Editor, Growth Investor, Breakthrough Stocks & Accelerated Profits

"In times like this, it’s difficult to focus on our finances," says Louis Navellier. "Nevertheless, I’m glad to say that we already have a large investment in the energy sector, and I don’t plan on abandoning it now." Here’s he updates some of his energy plays.

"Kerr McGee (KMG NYSE) is an oil and gas company that has proven reserves of about 1.3 billion barrels of oil equivalent. The company explores and produces oil and gas in the Gulf of Mexico, as well as in Africa, Asia, and Latin America. KMG is an expert in deepwater drilling. Kerr McGee and its partners recently announced that they were the top bidders for 16 deepwater leases in the Gulf of Mexico. On Wednesday, the company said it was resuming its Gulf operations and that it observed no structural damage. With surging oil and natural gas prices, the stock is a very good buy. I rate KMG a conservative stock with a $94 buy-below price.

"Lufkin Industries (LUFK NASDAQ) specializes in pumping oil. Through its Oil Field division (61% of sales), the company manufactures and services pumping units, automation equipment, and foundry castings. The company also provides computer control equipment and analytical services used to maximize well efficiency. The company also makes and services highway trailers. Lufkin has also strengthened its presence in Canada through the acquisition of D&R Oilfield Services. Lufkin is a moderately aggressive stock. Buy below $52.

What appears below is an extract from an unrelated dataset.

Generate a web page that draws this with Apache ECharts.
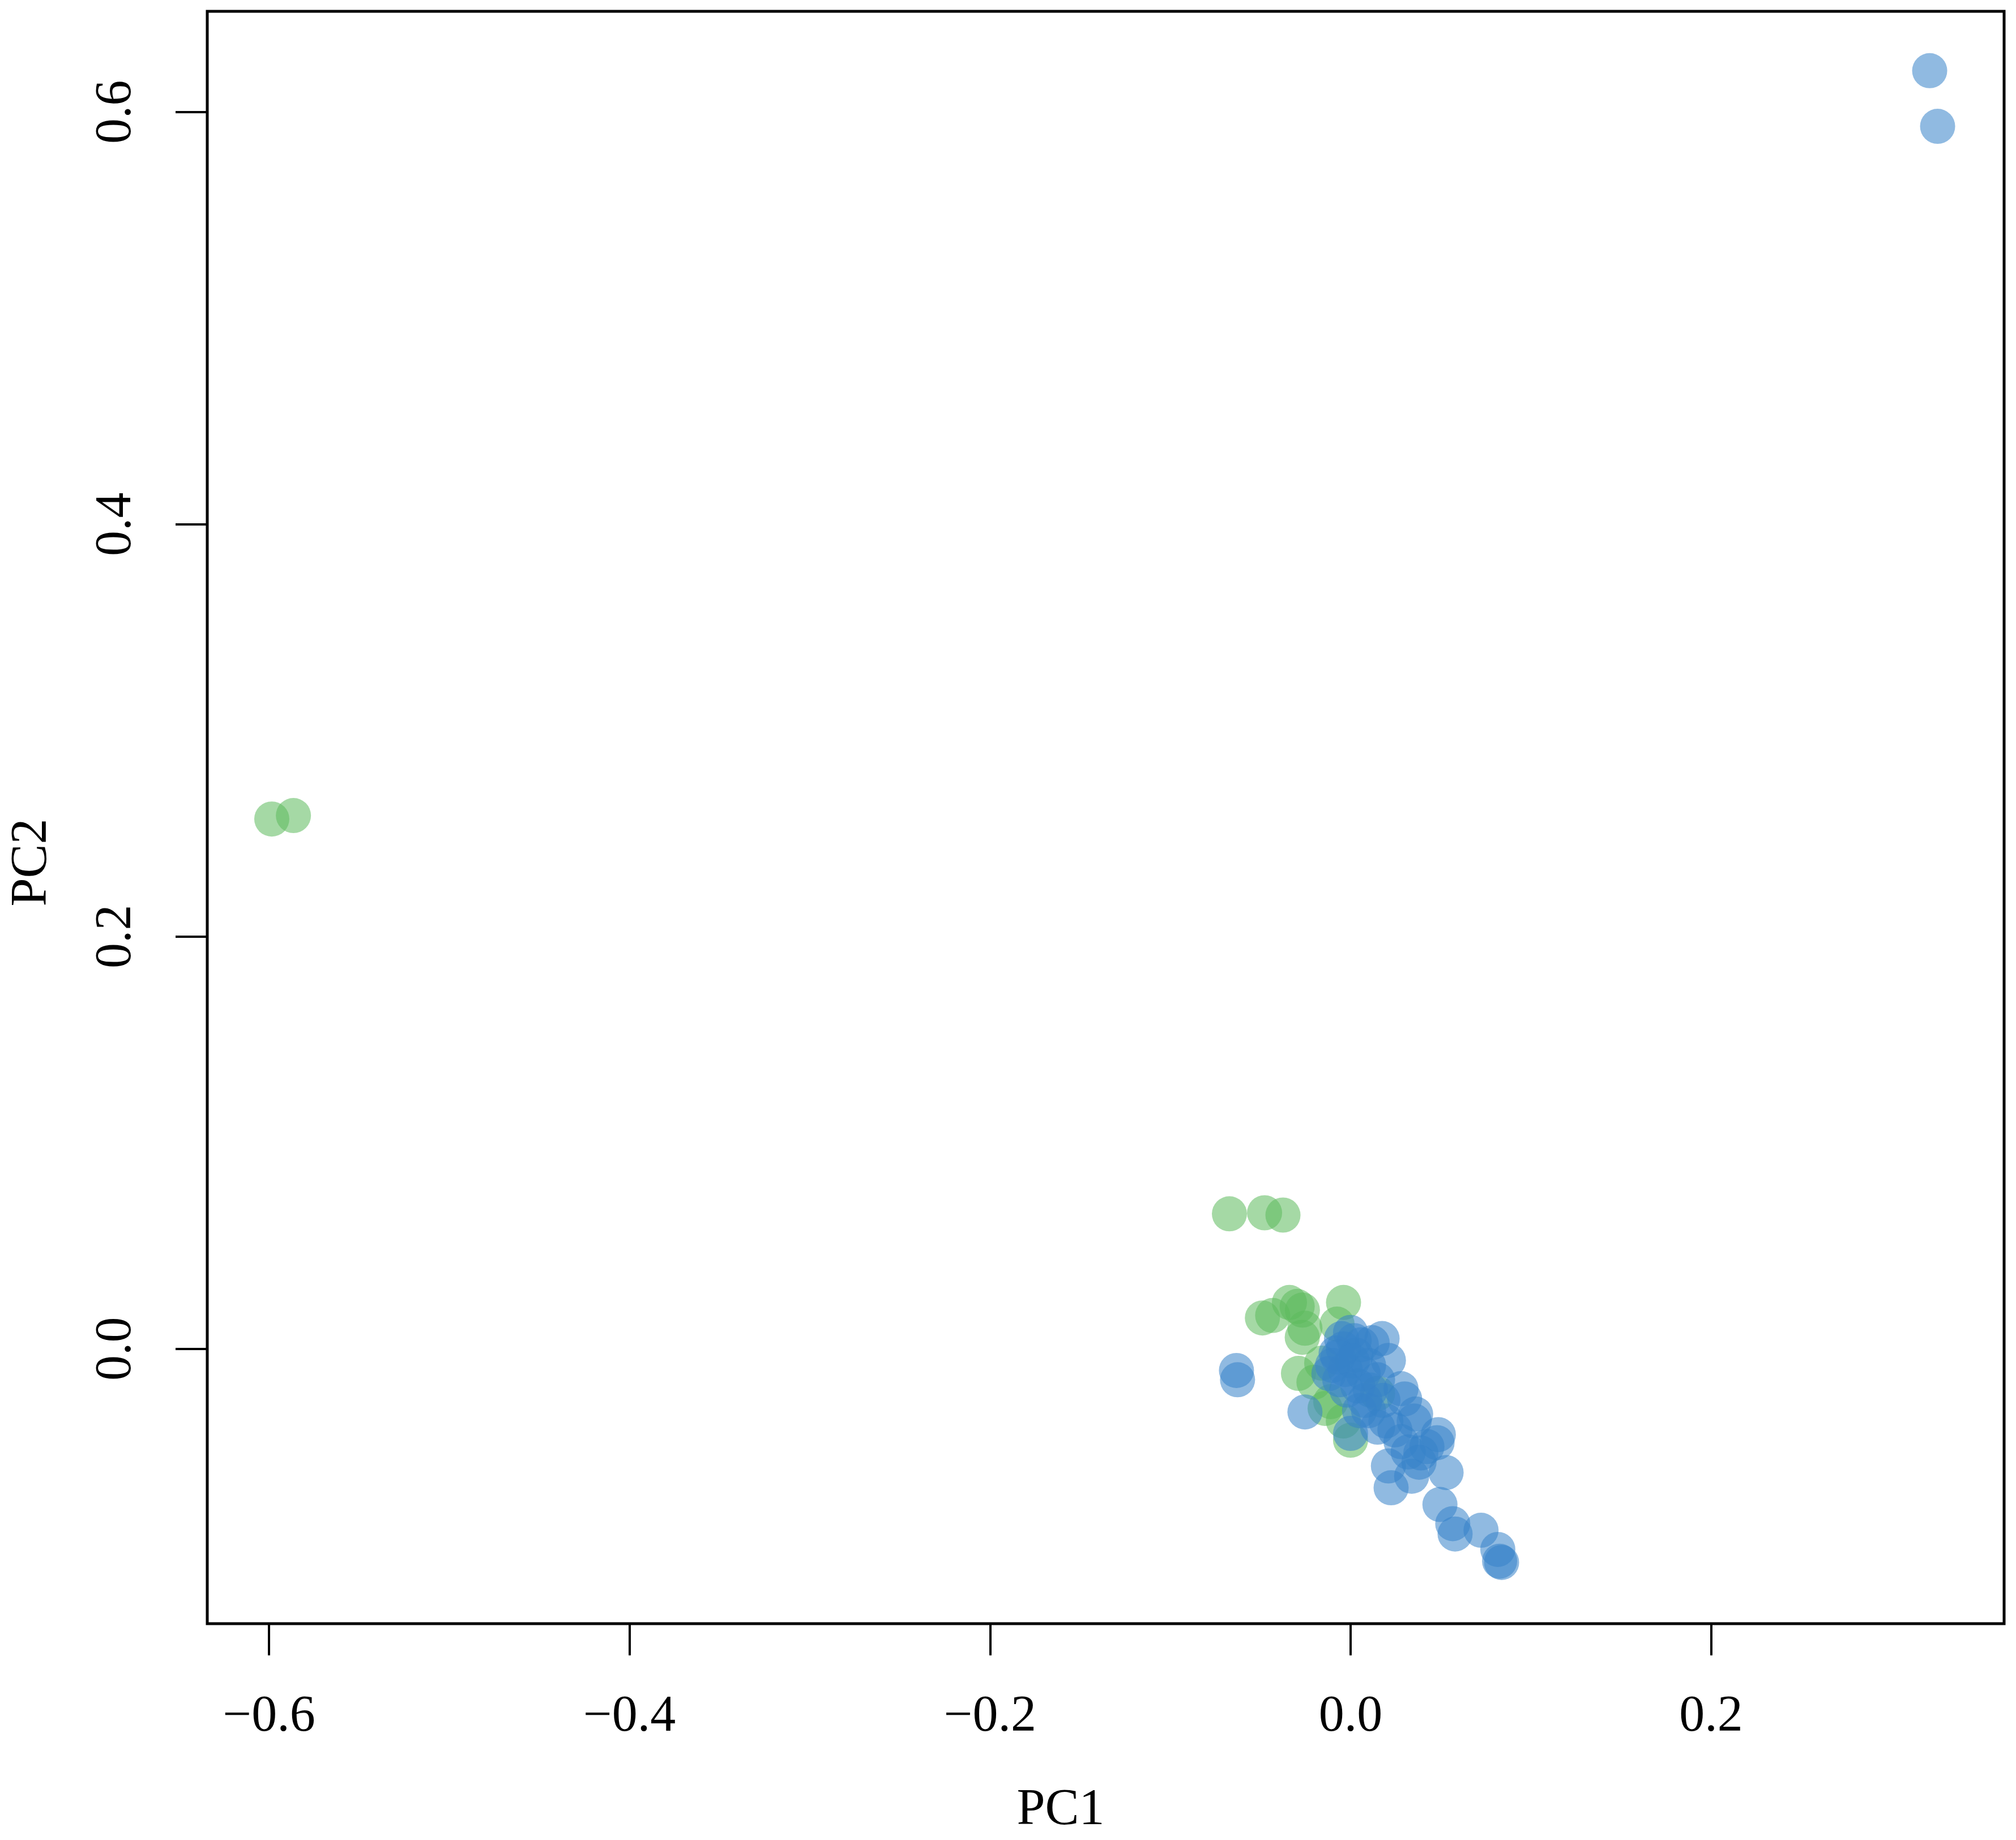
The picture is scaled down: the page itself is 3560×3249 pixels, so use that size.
<!DOCTYPE html>
<html>
<head>
<meta charset="utf-8">
<script src="https://cdn.jsdelivr.net/npm/echarts@6/dist/echarts.min.js"></script>
<style>html,body{margin:0;padding:0;background:#fff}#c{width:3560px;height:3249px}</style>
</head>
<body>
<div id="c"></div>
<script>
const greenX = [-0.5985,-0.5865,-0.0672,-0.0477,-0.0375,-0.0489,-0.0432,-0.0339,-0.0296,-0.0039,-0.0268,-0.0253,-0.0289,-0.0203,-0.0110,-0.0160,0.0000,-0.0040,-0.0075,0.0150,-0.0141,-0.0267];
const greenY = [0.2570,0.2587,0.0655,0.0660,0.0649,0.0150,0.0162,0.0225,0.0206,0.0225,0.0056,0.0100,-0.0119,-0.0162,-0.0256,-0.0069,-0.0443,-0.0350,0.0120,-0.0216,-0.0289,0.0188];
const blueX = [0.3213,0.3257,-0.0633,-0.0627,-0.0253,
  -0.005,0.000,-0.008,0.003,-0.003,0.006,0.010,-0.006,0.004,0.012,0.015,0.008,0.018,-0.010,0.002,-0.012,
  -0.004,0.001,0.007,-0.002,0.011,0.005,-0.007,
  0.0175,0.021,0.028,0.030,0.000,0.0196,0.0246,0.0353,0.0424,0.048,0.021,0.0225,0.0339,0.039,0.053,0.0496,0.0567,0.058,0.0724,0.0817,0.0838,0.0827,
  0.010,0.015,0.028,0.032,0.038,0.0361,0.0487];
const blueY = [0.620,0.593,-0.0105,-0.0150,-0.0306,
  0.005,0.008,-0.002,-0.003,-0.010,0.002,-0.008,-0.015,-0.018,0.003,-0.015,-0.025,-0.025,-0.008,0.004,-0.012,
  0.000,-0.006,-0.012,-0.020,-0.020,-0.030,-0.004,
  0.005,-0.0056,-0.0193,-0.0243,-0.041,-0.035,-0.0393,-0.035,-0.0474,-0.0455,-0.0568,-0.0674,-0.0618,-0.0505,-0.060,-0.0755,-0.0848,-0.0898,-0.088,-0.0973,-0.1036,-0.103,
  -0.030,-0.038,-0.045,-0.050,-0.055,-0.0316,-0.0416];
const xTicks = [-0.6,-0.4,-0.2,0.0,0.2];
const yTicks = [0.0,0.2,0.4,0.6];
const xTickLabels = ['\u22120.6','\u22120.4','\u22120.2','0.0','0.2'];
const yTickLabels = ['0.0','0.2','0.4','0.6'];
const xName = 'PC1', yName = 'PC2';

const font = 'Liberation Serif';
function fmt(ticks, labels){ return v => { const i = ticks.findIndex(t => Math.abs(t - v) < 1e-9); return i >= 0 ? labels[i] : ''; }; }
const chart = echarts.init(document.getElementById('c'));
chart.setOption({
  animation:false,
  backgroundColor:'#fff',
  grid:{left:366,right:21,top:20,bottom:382,show:true,borderColor:'#000',borderWidth:5,backgroundColor:'transparent'},
  graphic:[
    {type:'text',x:1873,y:3197,style:{text:xName,font:'90px "Liberation Serif"',fill:'#000',align:'center',verticalAlign:'middle'}},
    {type:'text',x:57,y:1523,rotation:Math.PI/2,style:{text:yName,font:'90px "Liberation Serif"',fill:'#000',align:'center',verticalAlign:'middle'}}
  ],
  xAxis:{type:'value',min:-0.6343,max:0.3626,
    axisLine:{show:false,onZero:false},splitLine:{show:false},
    axisTick:{show:true,length:56,lineStyle:{color:'#000',width:4},customValues:xTicks},
    axisLabel:{fontFamily:font,fontSize:90,color:'#000',margin:120,customValues:xTicks,formatter:fmt(xTicks,xTickLabels)}},
  yAxis:{type:'value',min:-0.1333,max:0.6488,
    axisLine:{show:false,onZero:false},splitLine:{show:false},
    axisTick:{show:true,length:56,lineStyle:{color:'#000',width:4},customValues:yTicks},
    axisLabel:{fontFamily:font,fontSize:90,color:'#000',margin:115,rotate:90,customValues:yTicks,formatter:fmt(yTicks,yTickLabels)}},
  series:[
    {type:'scatter',symbol:'circle',symbolSize:62,data:greenX.map((x,i)=>[x,greenY[i]]),itemStyle:{color:'rgba(93,187,93,0.69)'}},
    {type:'scatter',symbol:'circle',symbolSize:62,data:blueX.map((x,i)=>[x,blueY[i]]),itemStyle:{color:'rgba(55,130,200,0.69)'}}
  ]
});
</script>
</body>
</html>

"Stolt Offshore (SOSA NASDAQ) provides underwater engineering and construction services for offshore oil and gas producers. The company has a fleet of about 40 ships and more than 80 remotely operated vessels. During the past four quarters, sales have surged over 46%, and earnings are up over 250% thanks to increasing day rates and expanding operating margins. For September, I’m moving SOSA to the moderate group. Buy below $14.

"Helmerich & Payne (HP NYSE) is benefiting from surging day rates for drilling rigs in the booming oil service business. Thanks to higher day rates, the company’s operating margins are rapidly expanding. The company recently announced that during the past four quarters its sales rose over 40% and its earnings soared over 500%. The stock should continue to rally. Buy below $63."